Westwood Middle School Teacher Aaron Garlock goes to Tools for Schools every month. With so many students, he runs out of school supplies quickly. But, for the past four years Garlock has been getting the supplies he needs from the Alachua County’s Tools for Schools program center.
Tools for Schools is a partnership between the Alachua County Board of Commissioners and the Alachua County Public Schools. The program offers a place for teachers to receive learning materials at no cost.
Garlock said he has been working as a teacher in Alachua County for five years, and he heard about the program through a veteran teacher.
“She brought me here for the first time,” Garlock said. “It was really useful for me as a new teacher.”
The program is having its annual school drive. The drive started July 10 and is running until July 22.
For this year’s school drive, the donation-based program has 31 bins in different locations around the county where people can go to drop off their donations.

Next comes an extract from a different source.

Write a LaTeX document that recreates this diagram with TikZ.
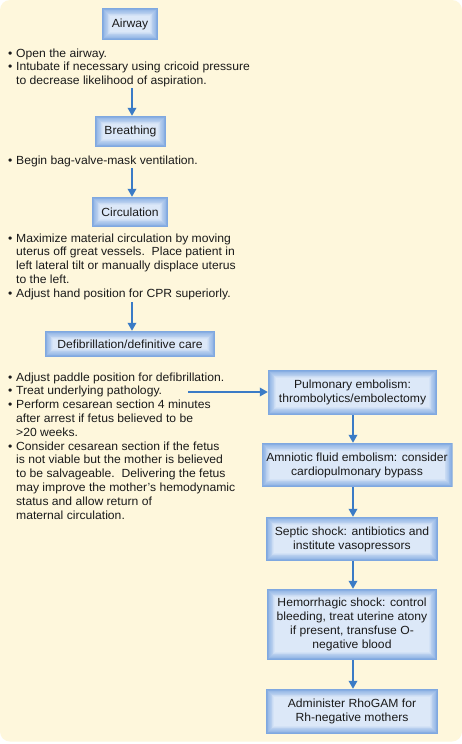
\documentclass[tikz,border=0pt]{standalone}
\usepackage{fontspec}
\setmainfont[FakeStretch=1.03]{Liberation Sans}
\usetikzlibrary{arrows.meta,calc}
\definecolor{cream}{HTML}{FEF7DC}
\definecolor{edgeblue}{HTML}{7FA8E0}
\definecolor{coreblue}{HTML}{DCE8F8}
\definecolor{arrowblue}{HTML}{3A7BC6}
\definecolor{ink}{HTML}{1A1A1A}
\newcommand\bxfont{\fontsize{11.8}{14}\selectfont}
\newcommand\txfont{\fontsize{11.8}{13.8}\selectfont}
\tikzset{
  glowbox/.style={rectangle, inner sep=0pt, align=center, text=ink, font=\bxfont,
    path picture={
      \foreach \i in {0,...,10}{
        \pgfmathsetmacro\p{\i*10}
        \fill[coreblue!\p!edgeblue]
          ($(path picture bounding box.south west)+(\i*0.8pt,\i*0.8pt)$)
          rectangle
          ($(path picture bounding box.north east)-(\i*0.8pt,\i*0.8pt)$);
      }}},
  bullets/.style={inner sep=0pt, anchor=base west, text=ink, font=\txfont},
  arr/.style={draw=arrowblue, line width=1.8pt, -{Triangle[width=8.5pt,length=8pt]}},
}
\begin{document}
\begin{tikzpicture}[x=1pt,y=-1pt]
\useasboundingbox (0,0) rectangle (462,744);
\fill[white] (0,0) rectangle (462,744);
\fill[cream, rounded corners=10pt] (0,0) rectangle (462,741.5);

% left column boxes
\node[glowbox, minimum width=56pt, minimum height=32pt] (airway) at (130,24) {Airway};
\node[glowbox, minimum width=71pt, minimum height=31pt] (breathing) at (130.5,131.5) {Breathing};
\node[glowbox, minimum width=76pt, minimum height=30pt] (circulation) at (130,212) {Circulation};
\node[glowbox, minimum width=170pt, minimum height=26pt] (defib) at (130,344) {Defibrillation/definitive care};

% left column texts
\node[bullets] (airtxt) at (8,57) {\begin{tabular}[t]{@{}l@{\hspace{3.7pt}}l@{}}
\textbullet & Open the airway.\\
\textbullet & Intubate if necessary using cricoid pressure\\
 & to decrease likelihood of aspiration.
\end{tabular}};
\node[bullets] (breathtxt) at (8,164) {\begin{tabular}[t]{@{}l@{\hspace{3.7pt}}l@{}}
\textbullet & Begin bag-valve-mask ventilation.
\end{tabular}};
\node[bullets] (circtxt) at (8,242) {\begin{tabular}[t]{@{}l@{\hspace{3.7pt}}l@{}}
\textbullet & Maximize material circulation by moving\\
 & uterus off great vessels.\ \ Place patient in\\
 & left lateral tilt or manually displace uterus\\
 & to the left.\\
\textbullet & Adjust hand position for CPR superiorly.
\end{tabular}};
\node[bullets] (defibtxt) at (8,381) {\begin{tabular}[t]{@{}l@{\hspace{3.7pt}}l@{}}
\textbullet & Adjust paddle position for defibrillation.\\
\textbullet & Treat underlying pathology.\\
\textbullet & Perform cesarean section 4 minutes\\
 & after arrest if fetus believed to be\\
 & >20 weeks.\\
\textbullet & Consider cesarean section if the fetus\\
 & is not viable but the mother is believed\\
 & to be salvageable.\ \ Delivering the fetus\\
 & may improve the mother’s hemodynamic\\
 & status and allow return of\\
 & maternal circulation.
\end{tabular}};

% right column boxes
\node[glowbox, minimum width=169pt, minimum height=45pt] (pulm) at (352.5,392.5) {Pulmonary embolism:\\thrombolytics/embolectomy};
\node[glowbox, minimum width=191pt, minimum height=44pt] (amn) at (357,465) {Amniotic fluid embolism: consider\\cardiopulmonary bypass};
\node[glowbox, minimum width=172pt, minimum height=44pt] (septic) at (352,539) {Septic shock: antibiotics and\\institute vasopressors};
\node[glowbox, minimum width=170pt, minimum height=71pt] (hemo) at (352,624.5) {Hemorrhagic shock: control\\bleeding, treat uterine atony\\if present, transfuse O-\\negative blood};
\node[glowbox, minimum width=172pt, minimum height=45pt] (rho) at (352,711.5) {Administer RhoGAM for\\Rh-negative mothers};

% connectors
\coordinate (a1) at (132,88);
\coordinate (a2) at (132,168);
\coordinate (a3) at (132,302);
\coordinate (hs) at (188,392);
\coordinate (rx) at (353,0);
\draw[arr] (a1) -- (a1 |- breathing.north);
\draw[arr] (a2) -- (a2 |- circulation.north);
\draw[arr] (a3) -- (a3 |- defib.north);
\draw[arr] (hs) -- (hs -| pulm.west);
\draw[arr] (rx |- pulm.south) -- (rx |- amn.north);
\draw[arr] (rx |- amn.south) -- (rx |- septic.north);
\draw[arr] (rx |- septic.south) -- (rx |- hemo.north);
\draw[arr] (rx |- hemo.south) -- (rx |- rho.north);
\end{tikzpicture}
\end{document}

Shelley Samec, Alachua County Solid Waste and Resource Recovery waste alternatives specialist and Tools for Schools supervisor, said that Tools for Schools’ main goal, besides helping teachers, is to take things out of the landfill.

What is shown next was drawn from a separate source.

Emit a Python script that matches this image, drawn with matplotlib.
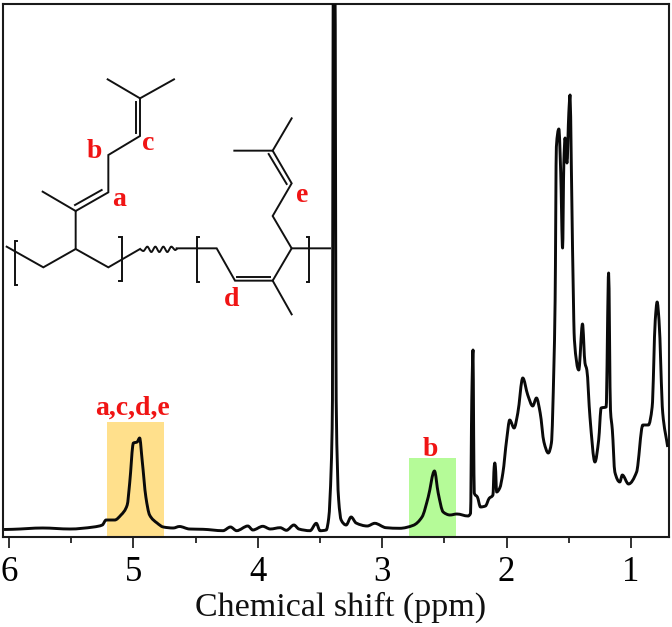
import matplotlib
matplotlib.use("Agg")
import matplotlib.pyplot as plt
import numpy as np
from matplotlib.patches import Rectangle, PathPatch
from matplotlib.path import Path

plt.rcParams['font.family'] = ['Liberation Serif', 'DejaVu Serif']

W, H = 672, 627

ppm = [6.04,5.97,5.73,5.51,5.32,5.25,5.22,5.15,5.10,5.05,5.03,5.00,4.97,4.95,4.93,4.90,4.87,4.81,4.76,4.68,4.63,4.55,4.44,4.28,4.22,4.17,
       4.08,4.04,3.96,3.90,3.82,3.77,3.71,3.67,3.58,3.53,3.50,3.45,3.43,3.41,3.40,3.394,3.380,3.37,3.35,3.33,3.29,3.25,3.21,3.12,3.06,2.97,2.86,2.75,2.68,2.63,2.58,2.55,2.51,2.455,2.40,2.31,
       2.29,2.28,2.27,2.265,2.26,2.235,2.21,2.17,2.14,2.11,2.10,2.095,2.09,2.08,2.055,2.03,2.00,1.975,1.94,1.91,1.87,1.83,1.79,1.76,1.73,1.70,1.665,1.64,1.62,1.61,
       1.60,1.58,1.565,1.55,1.54,1.53,1.515,1.50,1.49,1.48,1.46,1.455,1.42,1.39,1.37,1.355,1.33,1.29,1.26,1.24,1.20,1.18,1.165,1.15,1.13,1.09,1.07,1.02,0.955,0.905,0.86,0.83,0.805,0.79,0.775,0.745,0.705]
intensity = [6.5,6.7,8,7,9,11,16,16,21,31,53,93,94,98,76,39,21,13,9,8,9.5,7,6.7,5.3,9,5.3,
             10,6,9.7,7,8.3,5.7,11,7,5.3,12.7,5.3,6,18,69,136,560,560,136,36,16,11,19,13,10,12.7,8.3,7.7,10.7,19,39,65,43,24,21,22,20,
             22.7,136,186,103,43,39,29,30,37.7,41,69,73,69,44,48,63,96,116,108,123,158,141,130,138,123,94,83,93,169,236,
             389,407,363,288,373,398,373,423,441,373,216,196,166,212,173,166,119,74,96,128,129,263,126,106,64,54,61,52,64,111,111,129,216,234,216,123,89]

major_ticks = [6, 5, 4, 3, 2, 1]
minor_ticks = [5.5, 4.5, 3.5, 2.5, 1.5]
xlabel = "Chemical shift (ppm)"
band_orange = (5.21, 4.755, 114.5)
band_green = (2.785, 2.405, 78.5)


def smooth_path(xs, ys):
    """Cubic path through the given points, with monotone (PCHIP-style) tangents."""
    x = np.asarray(xs, float); y = np.asarray(ys, float)
    h = np.diff(x); d = np.diff(y) / h
    m = np.zeros_like(y)
    m[0], m[-1] = d[0], d[-1]
    for i in range(1, len(x) - 1):
        if d[i-1] * d[i] > 0:
            w1 = 2*h[i] + h[i-1]; w2 = h[i] + 2*h[i-1]
            m[i] = (w1 + w2) / (w1/d[i-1] + w2/d[i])
    verts = [(x[0], y[0])]; codes = [Path.MOVETO]
    for i in range(len(h)):
        verts += [(x[i] + h[i]/3, y[i] + m[i]*h[i]/3),
                  (x[i+1] - h[i]/3, y[i+1] - m[i+1]*h[i]/3),
                  (x[i+1], y[i+1])]
        codes += [Path.CURVE4]*3
    return Path(verts, codes)


fig = plt.figure(figsize=(W/100, H/100), dpi=100)
ax = fig.add_axes([3.3/W, 1-536.5/H, (668.7-3.3)/W, 533/H])
ax.set_xlim(6.046, 0.697)
ax.set_ylim(-0.5, 532.5)
for (a, b, h), c in [(band_orange, '#FFE08C'), (band_green, '#B5FB98')]:
    ax.add_patch(Rectangle((b, 0), a-b, h, fc=c, ec='none', zorder=1))
ax.add_patch(PathPatch(smooth_path(ppm, intensity), fc='none', ec='#0a0a0a', lw=2.1,
                       joinstyle='round', zorder=3))
ax.set_xticks(major_ticks)
ax.set_xticks(minor_ticks, minor=True)
ax.set_yticks([])
ax.tick_params(axis='x', which='major', length=8, width=1.3, labelsize=25, pad=6, color='#222222')
ax.tick_params(axis='x', which='minor', length=4.5, width=1.3, color='#222222')
for s in ax.spines.values():
    s.set_linewidth(1.5)
    s.set_color('#1a1a1a')

ov = fig.add_axes([0, 0, 1, 1], facecolor='none')
ov.set_xlim(0, W); ov.set_ylim(H, 0); ov.axis('off')

ov.text(340.5, 616, xlabel, fontsize=24.5, ha='center', va='baseline', color='#111111')

bonds = [
    [(20,650),(130,712),(227,657),(325,712),(420,657)],
    [(530,655),(650,655),(705,752),(818,752),(875,655),(990,655)],
    [(712,740),(810,740)],
    [(818,752),(875,853)],
    [(227,657),(227,543),(325,487),(325,375),(420,318),(420,205),(323,148)],
    [(420,205),(522,148)],
    [(227,543),(128,485)],
    [(225,525),(305,480)],
    [(408,310),(408,215)],
    [(875,655),(818,558),(875,460),(818,362),(703,362)],
    [(818,362),(875,265)],
    [(860,462),(806,372)],
    [(52,632),(45,632),(45,765),(52,765)],
    [(358,620),(366,620),(366,752),(358,752)],
    [(598,622),(590,622),(590,757),(598,757)],
    [(920,622),(928,622),(928,757),(920,757)],
]
for b in bonds:
    ov.plot([p[0]/3 for p in b], [30+p[1]/3 for p in b], color='#111111', lw=1.4, solid_joinstyle='miter')

wave_x = [420,430,442,454,466,478,490,502,514,526,532]
wave_y = [657,663,650,666,650,666,650,666,650,660,655]
ov.add_patch(PathPatch(smooth_path([v/3 for v in wave_x], [30+v/3 for v in wave_y]),
                       fc='none', ec='#111111', lw=1.4))

labels = [("a",119,200),("b",94,151),("c",148,144),("d",232,300),("e",302,195),("a,c,d,e",132,408),("b",430,450)]
for t, x, y in labels:
    ov.text(x, y, t, color='#F01414', fontweight='bold', fontsize=20, ha='center', va='center')

fig.savefig("out.png", dpi=100)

“We want people to be helping clean out their houses,” Samec said. “We are hoping to divert things from going to the landfill.”
Samec also said the all-year-round program works to provide supplies to teachers in all cities of Alachua County with the help of a mobile unit.
During the school year, every Tuesday from 2:30 p.m. to 3:30 p.m. they take the mobile unit to teachers living in rural areas.
“Works like a food truck, we fill it with all the school supplies that we can,” Samec said. “The teachers can come to us, so they don’t have to come all the way to Gainesville.”
The program, however, has a main center located at 1147 SE 7th Ave., Gainesville, FL 32641.
Marianne McDowell, Tools for Schools volunteer and retired teacher, said this is a wonderful program because in her own experience she knows that teachers spend more than $1,000 a year out of pocket on their classrooms.
“I came here every month, got supplies. A lot of times when I didn’t have a lot of money (I was a single mom), I would come in to get supplies for my classroom,” McDowell said.
Tools for Schools has been helping teachers and students since 2004.
Even though Tools for Schools policies only allow teachers to get school supplies once a month, at the main center they can spin a wheel to win a prize or get an opportunity to come twice a month to the center.
Garlock said he always tells teachers about the program, and he has himself brought new teachers to the center.
“The teachers could use as much support with supplies as possible,” Garlock said. “Teachers can never have enough supplies.”
The program will be having a back-to-school week right before classes start.
During this week, teachers will be able to get their schools supplies from the Tools for Schools mobile unit that will be visiting smaller cities twice a day.